Brazil’s finance minister, Fernando Haddad, has doubled down on the government’s commitment to Drex, the country’s ambitious tokenized financial infrastructure project, even as public concerns grow over cybersecurity and money laundering. Speaking in a televised interview on Saturday, Haddad defended Drex as a necessary modernization of Brazil’s payments and settlement systems, not an instrument of mass surveillance.
His remarks came in the wake of July’s massive breach at C&M Software, a core technology partner of the Central Bank of Brazil. Hackers reportedly obtained insider credentials—purchased for as little as $2,700—and siphoned more than $140 million from six domestic banks in what has become one of Brazil’s largest ever financial cybercrimes. Blockchain investigator ZachXBT estimates that roughly $40 million of the stolen funds were funneled through Bitcoin, Ethereum, and Tether across Latin American exchanges and over-the-counter brokers, illustrating how digital assets can be used to move illicit money at scale.
Against this backdrop, Haddad stressed that Drex is being built to improve efficiency and transparency in the financial system rather than to track individual users. He argued that tokenizing Brazil’s banking rails could reduce costs, speed up settlement, and ensure fairer competition with global tech firms that increasingly dominate payment and data services. “We’re not building surveillance,” Haddad said. “We’re building infrastructure.” He also emphasized that data sovereignty is a guiding principle of the project and called for secure, locally operated data centers to protect sensitive financial information from external threats.
The Drex rollout has sparked a broader national debate about centralization, cybersecurity, and crypto regulation. Critics warn that even a state-run tokenized system concentrates risk in a single platform that could itself become a target for hackers. Supporters counter that Drex, while centralized, represents an upgrade over outdated legacy systems that have already proven vulnerable to breaches like the one at C&M.
The laundering of stolen funds via digital currencies has also reignited policy questions about crypto’s role in financial crime. Although blockchain ledgers provide a level of public transparency, loosely regulated exchanges and OTC desks can still facilitate anonymous cash-outs. For regulators, the incident underscores the need for a two-pronged approach: hardening traditional banking infrastructure while tightening oversight of digital asset platforms.

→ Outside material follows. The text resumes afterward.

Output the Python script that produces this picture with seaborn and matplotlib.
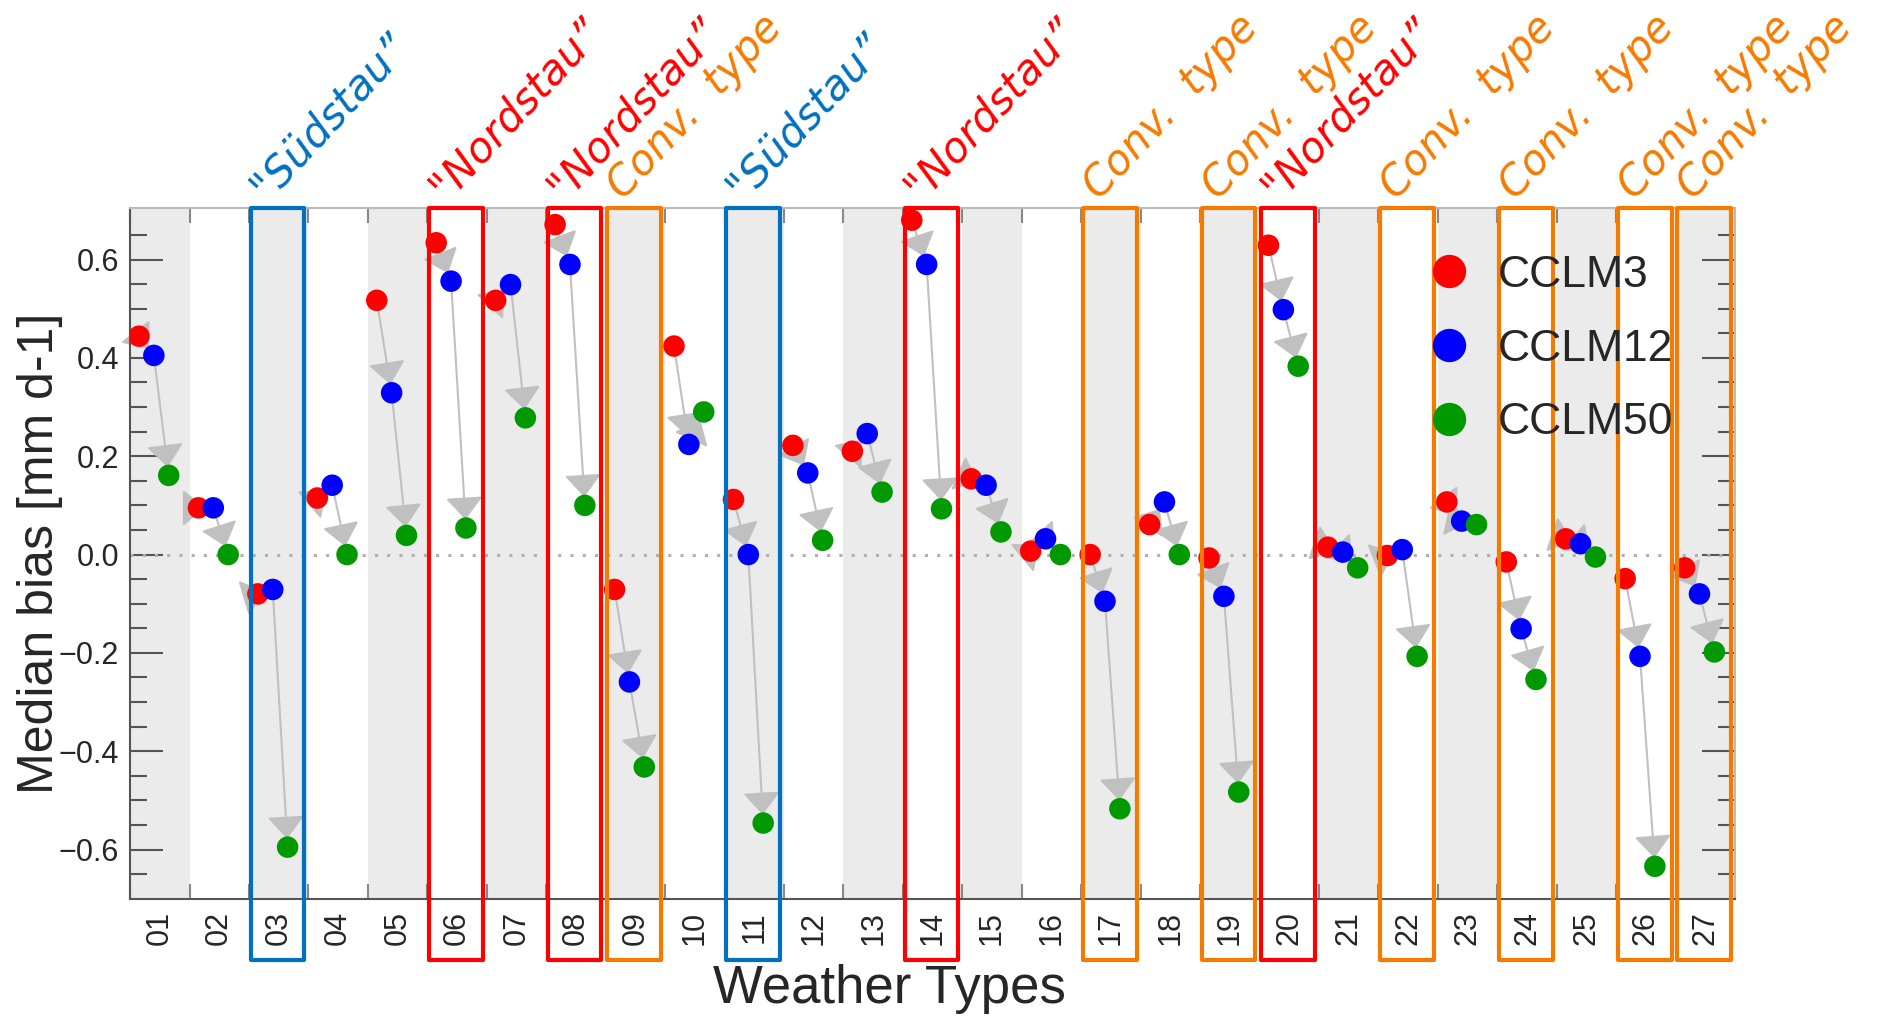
import numpy as np
import pandas as pd
import matplotlib
matplotlib.use("Agg")
import matplotlib.pyplot as plt
import matplotlib.transforms as mtransforms
from matplotlib.patches import Rectangle
from matplotlib.lines import Line2D
import seaborn as sns

# ---------------- data ----------------
weather_types = ["01", "02", "03", "04", "05", "06", "07", "08", "09", "10",
                 "11", "12", "13", "14", "15", "16", "17", "18", "19", "20",
                 "21", "22", "23", "24", "25", "26", "27"]
cclm3 = [0.444, 0.095, -0.080, 0.115, 0.517, 0.634, 0.517, 0.671, -0.071, 0.424,
         0.112, 0.222, 0.210, 0.680, 0.154, 0.007, 0.000, 0.061, -0.007, 0.629,
         0.015, -0.002, 0.107, -0.015, 0.032, -0.049, -0.027]
cclm12 = [0.405, 0.095, -0.071, 0.141, 0.329, 0.556, 0.549, 0.590, -0.259, 0.224,
          0.000, 0.166, 0.246, 0.590, 0.141, 0.032, -0.095, 0.107, -0.085, 0.498,
          0.005, 0.010, 0.068, -0.151, 0.022, -0.207, -0.080]
cclm50 = [0.161, 0.000, -0.595, 0.000, 0.039, 0.054, 0.278, 0.100, -0.432, 0.290,
          -0.546, 0.029, 0.127, 0.093, 0.046, 0.000, -0.517, 0.000, -0.483, 0.383,
          -0.027, -0.207, 0.061, -0.254, -0.005, -0.634, -0.198]
models = ["CCLM3", "CCLM12", "CCLM50"]
model_colors = ["#ff0000", "#0000ff", "#009a00"]

highlight_types = ["03", "06", "08", "09", "11", "14", "17", "19", "20", "22", "24", "26", "27"]
highlight_kinds = ["sued", "nord", "nord", "conv", "sued", "nord", "conv", "conv", "nord",
                   "conv", "conv", "conv", "conv"]
kind_labels = {"sued": "\"Südstau”", "nord": "\"Nordstau”", "conv": "Conv.  type"}
kind_colors = {"sued": "#0070c0", "nord": "#ff0000", "conv": "#f57a00"}

# ---------------- style ----------------
sns.set_style("white")
plt.rcParams["font.family"] = ["Liberation Sans", "DejaVu Sans"]

offsets = [-0.35, -0.10, 0.15]
series = [cclm3, cclm12, cclm50]
rows = []
for m, off, vals in zip(models, offsets, series):
    for i, v in enumerate(vals):
        rows.append({"x": i + off, "bias": v, "model": m, "wt": weather_types[i]})
df = pd.DataFrame(rows)

fig = plt.figure(figsize=(18.85, 10.19), dpi=100)
ax = fig.add_axes([0.069, 0.118, 0.8515, 0.678])

n = len(weather_types)
# alternating background bands
for i in range(0, n, 2):
    ax.axvspan(i - 0.5, i + 0.5, color="#ebebeb", zorder=0, lw=0)

# zero line
ax.axhline(0, color="#b0b0b0", lw=2.2, ls=(0, (1, 3)), zorder=1)

# arrows CCLM3 -> CCLM12 -> CCLM50
for i in range(n):
    pts = [(i + off, vals[i]) for off, vals in zip(offsets, series)]
    for a, b in [(pts[0], pts[1]), (pts[1], pts[2])]:
        ax.annotate("", xy=b, xytext=a, xycoords="data", textcoords="data",
                    arrowprops=dict(arrowstyle="-|>,head_length=0.7,head_width=0.58",
                                    color="#c0c0c0", lw=1.5, shrinkA=0, shrinkB=6,
                                    mutation_scale=20),
                    zorder=2)

sns.scatterplot(data=df, x="x", y="bias", hue="model", hue_order=models,
                palette=model_colors, s=240, linewidth=0, ax=ax, zorder=3,
                legend=False)

ax.set_xlim(-0.5, n - 0.5)
ax.set_ylim(-0.70, 0.705)

ax.set_xticks(range(n))
ax.set_xticklabels(weather_types, rotation=90, fontsize=22)
ax.set_xticks(np.arange(-0.5, n, 1.0), minor=True)
ax.tick_params(axis="x", which="major", length=0, pad=9)
ax.tick_params(axis="x", which="minor", direction="in", length=11, width=1.5,
               color="#888888", top=True, bottom=True)

ax.set_yticks(np.arange(-0.6, 0.61, 0.2))
ax.set_yticklabels([f"{v:.1f}".replace("-", "\u2212") for v in np.arange(-0.6, 0.61, 0.2)])
ax.set_yticks(np.arange(-0.65, 0.70, 0.05), minor=True)
ax.tick_params(axis="y", which="major", direction="in", length=24, width=1.5,
               color="#555555", left=True, right=True, labelsize=22, pad=8)
ax.tick_params(axis="y", which="minor", direction="in", length=12, width=1.5,
               color="#555555", left=True, right=True)

for side in ["left", "bottom"]:
    ax.spines[side].set_color("#555555")
    ax.spines[side].set_linewidth(1.5)
for side in ["top", "right"]:
    ax.spines[side].set_color("#bbbbbb")
    ax.spines[side].set_linewidth(1.5)

ax.set_xlabel("Weather Types", fontsize=38)
ax.xaxis.set_label_coords(0.473, -0.095)
ax.set_ylabel("Median bias [mm d-1]", fontsize=36)
ax.yaxis.set_label_coords(-0.042, 0.5)

# legend
handles = [Line2D([], [], ls="", marker="o", markersize=24, markerfacecolor=c,
                  markeredgewidth=0) for c in model_colors]
ax.legend(handles, models, loc="upper left", bbox_to_anchor=(0.797, 0.958),
          frameon=False, fontsize=32, labelspacing=0.74, handletextpad=0.6,
          handlelength=1.0, borderaxespad=0)

# highlight boxes and labels
trans = mtransforms.blended_transform_factory(ax.transData, ax.transAxes)
for wt, kind in zip(highlight_types, highlight_kinds):
    i = weather_types.index(wt)
    left = i - 0.5
    col = kind_colors[kind]
    rect = Rectangle((left + 0.03, -0.089), 0.90, 1.089, transform=trans,
                     fill=False, edgecolor=col, lw=3.0, clip_on=False, zorder=5,
                     joinstyle="round")
    ax.add_patch(rect)
    ax.text(left + 0.3, 1.01, kind_labels[kind], transform=trans, rotation=47,
            rotation_mode="anchor", ha="left", va="baseline", color=col,
            fontsize=30, family="DejaVu Sans", style="oblique", clip_on=False)

fig.savefig("out.png", dpi=100, facecolor="white")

Haddad’s insistence on moving ahead with Drex suggests the government sees tokenization not as a risk but as part of the solution—an attempt to make financial infrastructure more resilient, efficient, and competitive without ceding control to global tech or opaque intermediaries. Whether Drex can deliver on those promises will depend on how effectively Brazil can combine cutting-edge technology with strong cybersecurity practices and balanced regulation.